The key research hypotheses as stated by the researchers (Gordon et al., 2010a) are that the more aware of and involved in alcohol marketing that young people are, the more likely they are to have consumed alcohol, and the more likely they are to think that they will drink alcohol in the next year. There are two (presumed) dependent variables or outcomes here: whether or not they have already consumed alcohol and how likely they think they are to drink alcohol in the next year. It is usually best to think in terms of one outcome at a time. The first is binary. If the two independent variables can be considered to be metric then variable-based analysis would suggest that binary logistic regression would be appropriate. An SPSS analysis suggests that the R2 equivalent is tiny (0.044) and only involvement gives a reasonable prediction of drink status.

The other outcome variable is how likely they think they are to drink alcohol in the next year. This is at best ordinal and only then provided I’m not sure is recoded as falling between Probably yes and Probably not and Don’t know/not stated is treated as a missing value. The allocated codes of 1–6 in the original dataset should certainly not be treated as metric values. One possibility is to recode intentions, awareness (number of channels on which ads for alcohol have been seen) and involvement into three ordered categories and crosstabulate intentions by awareness and intentions by involvement, taking gamma as a measure of association. These produce very low coefficients of 0.187 and 0.234. However, involvement is slightly more strongly associated with intentions than is awareness. Both of these bivariate associations could be controlled by the other independent variable, for example the association between intentions and involvement can be measured for different categories of awareness by using the ‘layering’ function in SPSS crosstabs.

An fsQCA analysis with just two conditions (involvement and awareness) is not particularly helpful. Try it – there are only four configurations and none meets an acceptable level of consistency.
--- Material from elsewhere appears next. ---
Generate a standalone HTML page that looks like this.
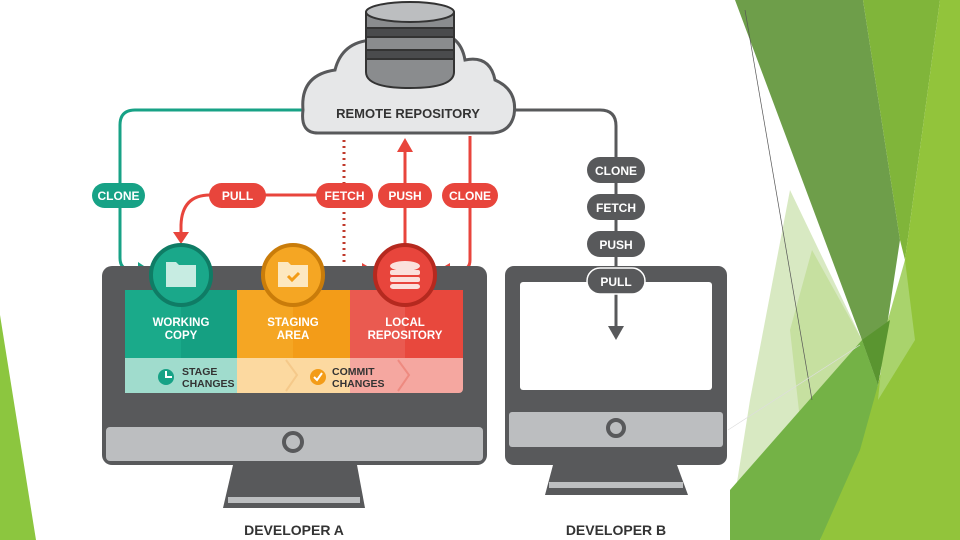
<!DOCTYPE html>
<html><head><meta charset="utf-8"><style>
html,body{margin:0;padding:0;background:#fff;width:960px;height:540px;overflow:hidden}
text{font-family:"Liberation Sans",sans-serif;font-weight:bold}
</style></head><body>
<svg width="960" height="540" viewBox="0 0 960 540" xmlns="http://www.w3.org/2000/svg">
<!-- right green background -->
<polygon points="790,190 862,340 735,495 750,400" fill="#d8e9c2"/>
<polygon points="812,250 862,340 800,420 790,330" fill="#c6e0a0"/>
<polygon points="735,0 863,0 900,240 878,385 862,340" fill="#6e9e4a"/>
<polygon points="863,0 940,0 905,260 900,240" fill="#80b53a"/>
<polygon points="940,0 960,0 960,540 820,540 878,385 905,260" fill="#92c43b"/>
<polygon points="905,260 915,340 878,400 885,330" fill="#a9d36c"/>
<polygon points="730,490 862,340 878,385 860,450 820,540 730,540" fill="#74b246"/>
<polygon points="862,340 878,385 890,320" fill="#5a9530"/>
<line x1="745" y1="10" x2="812" y2="400" stroke="#555" stroke-width="0.7"/>
<line x1="728" y1="430" x2="860" y2="345" stroke="#ddd" stroke-width="0.7"/>
<polygon points="0,315 36,540 0,540" fill="#8cc63f"/>

<!-- connectors -->
<path d="M305,110 H135 Q120,110 120,125 V258 Q120,270 132,270 H140" fill="none" stroke="#17a286" stroke-width="3"/>
<path d="M138,262 L150,270 L138,278z" fill="#17a286"/>
<path d="M344,195 H210 Q182,195 181,225 V234" fill="none" stroke="#e8453c" stroke-width="3"/>
<path d="M173,232 L181,244 L189,232z" fill="#e8453c"/>
<path d="M344,140 V270 H362" fill="none" stroke="#c0392b" stroke-width="3" stroke-dasharray="2,4"/>
<path d="M362,263 L374,270 L362,277z" fill="#e8453c"/>
<path d="M405,248 V150" stroke="#e8453c" stroke-width="3"/>
<path d="M397,152 L405,138 L413,152z" fill="#e8453c"/>
<path d="M470,136 V260 Q470,270 460,270 H448" fill="none" stroke="#e8453c" stroke-width="3"/>
<path d="M450,263 L438,270 L450,277z" fill="#e8453c"/>
<path d="M512,110 H600 Q616,110 616,126 V326" fill="none" stroke="#58595b" stroke-width="3"/>
<path d="M514,103 L502,110 L514,117z" fill="#58595b"/>

<!-- cloud -->
<path d="M318,133 Q300,133 303,110 Q300,75 335,70 Q342,42 372,40 Q395,20 425,32 Q460,30 465,60 Q490,55 495,80 Q518,90 514,115 Q510,133 490,133 Z" fill="#e6e7e8" stroke="#58595b" stroke-width="3"/>
<!-- database -->
<g stroke="#333" stroke-width="2">
<path d="M366,12 V72 Q366,88 410,88 Q454,88 454,72 V12" fill="#8a8c8e"/>
<rect x="366" y="28" width="88" height="9" fill="#4a4b4d"/>
<rect x="366" y="50" width="88" height="9" fill="#4a4b4d"/>
<ellipse cx="410" cy="12" rx="44" ry="10" fill="#bcbec0"/>
</g>
<text x="408" y="118" font-size="13" fill="#333" text-anchor="middle" font-weight="normal">REMOTE REPOSITORY</text>

<!-- monitor A -->
<rect x="102" y="266" width="385" height="199" rx="10" fill="#58595b"/>
<rect x="106" y="427" width="377" height="34" rx="4" fill="#bcbec0"/>
<circle cx="293" cy="442" r="9" fill="none" stroke="#58595b" stroke-width="4"/>
<polygon points="233,465 357,465 365,508 223,508" fill="#58595b"/>
<rect x="228" y="497" width="132" height="6" fill="#bcbec0"/>
<rect x="125" y="290" width="338" height="103" rx="4" fill="#f5a7a0"/>
<rect x="125" y="290" width="112" height="68" fill="#1aaa8a"/>
<rect x="181" y="290" width="56" height="68" fill="#15a082"/>
<rect x="237" y="290" width="113" height="68" fill="#f5a623"/>
<rect x="293" y="290" width="57" height="68" fill="#f39c18"/>
<rect x="350" y="290" width="113" height="68" fill="#ea5a50"/>
<rect x="405" y="290" width="58" height="68" fill="#e8483d"/>
<rect x="125" y="358" width="112" height="35" fill="#a0dccd"/>
<rect x="237" y="358" width="113" height="35" fill="#fcd9a0"/>
<polyline points="286,360 297,375 286,391" fill="none" stroke="#f5c98a" stroke-width="2"/>
<polyline points="398,360 409,375 398,391" fill="none" stroke="#ee8a80" stroke-width="2"/>
<text font-size="11.5" fill="#fff" text-anchor="middle"><tspan x="181" y="326">WORKING</tspan><tspan x="181" y="339">COPY</tspan></text>
<text font-size="11.5" fill="#fff" text-anchor="middle"><tspan x="293" y="326">STAGING</tspan><tspan x="293" y="339">AREA</tspan></text>
<text font-size="11.5" fill="#fff" text-anchor="middle"><tspan x="405" y="326">LOCAL</tspan><tspan x="405" y="339">REPOSITORY</tspan></text>
<circle cx="166" cy="377" r="8" fill="#17a286"/><path d="M166,371 V377 H172" stroke="#fff" stroke-width="2" fill="none"/>
<text font-size="10.5" fill="#333" font-weight="normal"><tspan x="182" y="375">STAGE</tspan><tspan x="182" y="387">CHANGES</tspan></text>
<circle cx="318" cy="377" r="8" fill="#f39c18"/><path d="M314,377 L317,380 L322,373" stroke="#fff" stroke-width="2" fill="none"/>
<text font-size="10.5" fill="#333" font-weight="normal"><tspan x="332" y="375">COMMIT</tspan><tspan x="332" y="387">CHANGES</tspan></text>
<!-- circles -->
<circle cx="181" cy="275" r="30" fill="#1aa88a" stroke="#0f7c65" stroke-width="4"/>
<path d="M166,262 h10 l3,3 h17 v22 h-30z" fill="#c7ece2"/>
<circle cx="293" cy="275" r="30" fill="#f5a623" stroke="#c97c0a" stroke-width="4"/>
<path d="M278,262 h10 l3,3 h17 v22 h-30z" fill="#fde8c0"/><path d="M288,276 l4,4 l7,-7" stroke="#f39c18" stroke-width="3" fill="none"/>
<circle cx="405" cy="275" r="30" fill="#e8453c" stroke="#b5291f" stroke-width="4"/>
<g fill="#fbe1dc"><ellipse cx="405" cy="266" rx="15" ry="5"/><rect x="390" y="270" width="30" height="5" rx="2"/><rect x="390" y="277" width="30" height="5" rx="2"/><rect x="390" y="284" width="30" height="5" rx="3"/></g>
<!-- pills -->
<g font-size="12" fill="#fff" text-anchor="middle">
<rect x="92" y="183" width="53" height="25" rx="12.5" fill="#17a286"/><text x="118.5" y="200" fill="#fff">CLONE</text>
<rect x="209" y="183" width="57" height="25" rx="12.5" fill="#e8453c"/><text x="237.5" y="200" fill="#fff">PULL</text>
<rect x="316" y="183" width="57" height="25" rx="12.5" fill="#e8453c"/><text x="344.5" y="200" fill="#fff">FETCH</text>
<rect x="378" y="183" width="54" height="25" rx="12.5" fill="#e8453c"/><text x="405" y="200" fill="#fff">PUSH</text>
<rect x="442" y="183" width="56" height="25" rx="12.5" fill="#e8453c"/><text x="470" y="200" fill="#fff">CLONE</text>
</g>

<!-- monitor B -->
<rect x="505" y="266" width="222" height="199" rx="9" fill="#58595b"/>
<rect x="520" y="282" width="192" height="108" rx="3" fill="#fff"/>
<rect x="509" y="412" width="214" height="35" rx="3" fill="#bcbec0"/>
<circle cx="616" cy="428" r="8" fill="none" stroke="#58595b" stroke-width="4"/>
<polygon points="553,465 677,465 688,495 545,495" fill="#58595b"/>
<rect x="549" y="482" width="134" height="6" fill="#bcbec0"/>
<path d="M616,290 V326" stroke="#58595b" stroke-width="3"/>
<path d="M608,326 L616,340 L624,326z" fill="#58595b"/>
<g font-size="12" text-anchor="middle">
<rect x="587" y="157" width="58" height="26" rx="13" fill="#58595b"/><text x="616" y="175" fill="#fff">CLONE</text>
<rect x="587" y="194" width="58" height="26" rx="13" fill="#58595b"/><text x="616" y="212" fill="#fff">FETCH</text>
<rect x="587" y="231" width="58" height="26" rx="13" fill="#58595b"/><text x="616" y="249" fill="#fff">PUSH</text>
<rect x="587" y="268" width="58" height="26" rx="13" fill="#58595b" stroke="#fff" stroke-width="1.5"/><text x="616" y="286" fill="#fff">PULL</text>
</g>
<text x="294" y="535" font-size="14" fill="#333" text-anchor="middle" font-weight="normal">DEVELOPER A</text>
<text x="616" y="535" font-size="14" fill="#333" text-anchor="middle" font-weight="normal">DEVELOPER B</text>
</svg>
</body></html>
One of the advantages of fsQCA, however, is that it can handle all the different combinations of characteristics that are possible and work out which ones are connected with the outcome. These connections may, furthermore, be asymmetrical so that, although all those with a particular configuration manifest the outcome, not all those who manifest the outcome necessarily have that configuration – the outcome may come about in other ways.

In answer to the question about which approach to recommend, I would suggest both. Each has a contribution to make to our understanding of the various relationships between the advertising of alcohol and alcohol drinking behaviour. Each has strengths and weaknesses as explained in Chapter 9. The approaches could be mixed in various ways suggested in the same chapter. They could be phased in two stages, possibly beginning with the variable-based analyses to look at the patterns between the key variables and going on to include a range of conditions in an fsQCA analysis that shows how various configurations relate to the outcome. Alternatively, they could be concurrent or overlapping, showing how the two approaches compare and either support or contradict one another. The data could be mixed with the fuzzy set membership values incorporated into SPSS as in Exercise 1 above. Notice that the very activity and thought going behind creating fuzzy set memberships may help to transform a variable like intention to drink alcohol in the next year from a nominal or at best ordinal variable into a set of fuzzy set membership values that could be treated as metric.